Nvidia has developed location verification software that can estimate which country its AI chips are running in, according to a Reuters report based on people familiar with the project and an emailed Nvidia statement.
The unreleased feature has been demonstrated privately to customers and would be offered as an optional software service layered on top of the confidential computing capabilities already built into Nvidia GPUs.
Reuters reports that the tool would run as a customer-installed agent, using GPU telemetry and the time it takes to communicate with Nvidia-operated servers to track fleet performance and approximate location, similar to other internet-based geolocation services. In its statement to Reuters, Nvidia said it is “in the process of implementing a new software service that empowers data center operators to monitor the health and inventory of their entire AI GPU fleet,” adding that the agent will use telemetry to monitor “health, integrity and inventory.”
The company plans to enable the location feature first on its latest Blackwell chips, which add stronger attestation and security controls compared with the Hopper and Ampere generations, and is exploring options for older hardware, Reuters said.
The project comes as the U.S. Justice Department prosecutes China-linked smuggling schemes that allegedly tried to move at least tens of millions of dollars’ worth of H100 and H200 GPUs into restricted markets, and as Washington pressures chipmakers to show their export-controlled hardware stays in approved countries.
Those U.S. demands have already prompted pushback from Beijing.

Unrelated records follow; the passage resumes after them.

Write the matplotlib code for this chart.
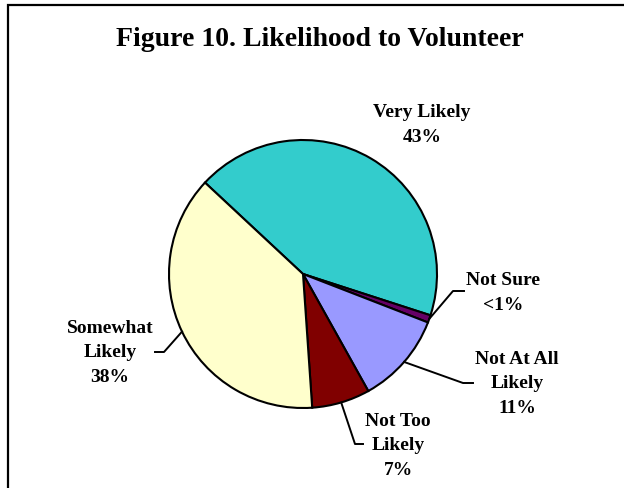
import matplotlib.pyplot as plt
import numpy as np

# Respostas (em %), na ordem horaria a partir do topo esquerdo
categorias = ["Very Likely", "Not Sure", "Not At All\nLikely", "Not Too\nLikely", "Somewhat\nLikely"]
valores = [43, 0.9, 11, 7, 38]
rotulos = ["43%", "<1%", "11%", "7%", "38%"]
cores = ["#33CCCC", "#660066", "#9999FF", "#800000", "#FFFFCC"]

LARGURA, ALTURA = 624, 489
FONTE = "Liberation Serif"

# posicoes dos rotulos e dos cotovelos das linhas guia (pixels, y para baixo)
pos_texto = [(422, 125), (503, 293), (517, 384), (398, 446), (110, 353)]
guias = [
    None,
    [(453, 292), (464, 292)],
    [(463, 384), (473, 384)],
    [(355, 445), (363, 445)],
    [(164, 353), (155, 353)],
]

centro = (303, ALTURA - 275)
raio = 134
inicio = 137.0

fig = plt.figure(figsize=(LARGURA / 100, ALTURA / 100), dpi=100)
ax = fig.add_axes([0, 0, 1, 1])

ax.pie(
    valores,
    colors=cores,
    startangle=inicio,
    counterclock=False,
    center=centro,
    radius=raio,
    wedgeprops=dict(edgecolor="black", linewidth=1.5),
)

ax.set_xlim(0, LARGURA)
ax.set_ylim(0, ALTURA)
ax.set_aspect("equal")
ax.axis("off")

# moldura (so lados esquerdo e superior aparecem)
ax.plot([8, 8, LARGURA + 20], [-20, ALTURA - 6, ALTURA - 6], color="black",
        linewidth=1.6, solid_joinstyle="miter", clip_on=False)

ax.text(320, ALTURA - 40, "Figure 10. Likelihood to Volunteer",
        ha="center", va="center", fontsize=20, fontweight="bold", family=FONTE)

# angulo medio de cada fatia
fracoes = np.array(valores) / sum(valores)
fim = inicio - np.cumsum(fracoes) * 360
meio = fim + fracoes * 180

for cat, rot, (tx, ty), guia, ang in zip(categorias, rotulos, pos_texto, guias, meio):
    ax.text(tx, ALTURA - ty, f"{cat}\n{rot}", ha="center", va="center",
            fontsize=14, fontweight="bold", family=FONTE, linespacing=1.55)
    if guia is None:
        continue
    a = np.deg2rad(ang)
    xs = [centro[0] + raio * np.cos(a)] + [p[0] for p in guia]
    ys = [centro[1] + raio * np.sin(a)] + [ALTURA - p[1] for p in guia]
    ax.plot(xs, ys, color="black", linewidth=1.4)

fig.savefig("out.png", dpi=100, facecolor="white")
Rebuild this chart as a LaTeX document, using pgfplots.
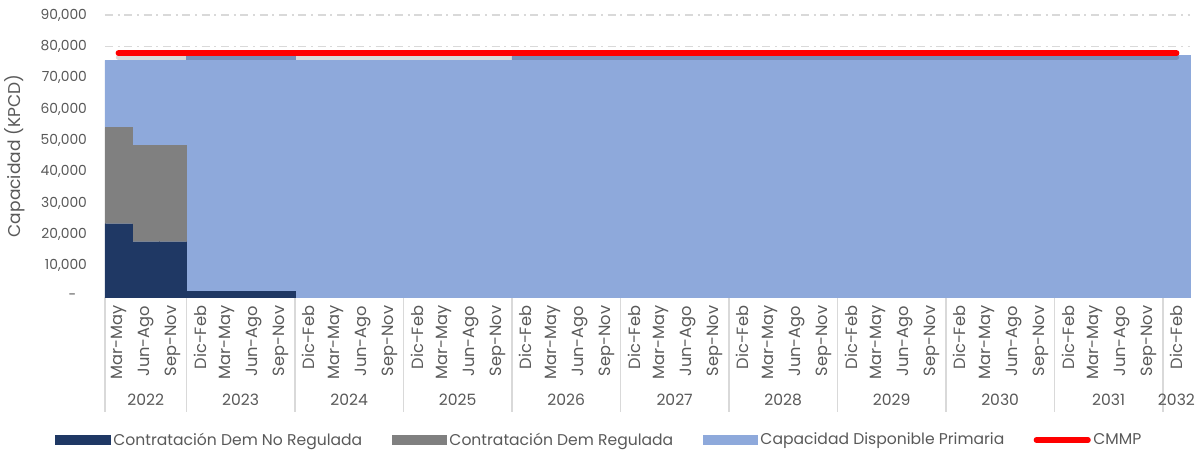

China’s Cyberspace Administration summoned Nvidia in July over alleged “backdoor safety risks” in its H20 chips, including potential tracking and remote shutdown functions. Nvidia told that it does not have ‘backdoors’ in our chips that would give anyone a remote way to access or control them.”
One possible future in which location checks become part of the GPU software stack, giving operators another way to document where high-end chips are deployed as governments weigh how to enforce Trump’s recent decision to permit H200 exports to “approved customers” in China with a 25% levy on those sales.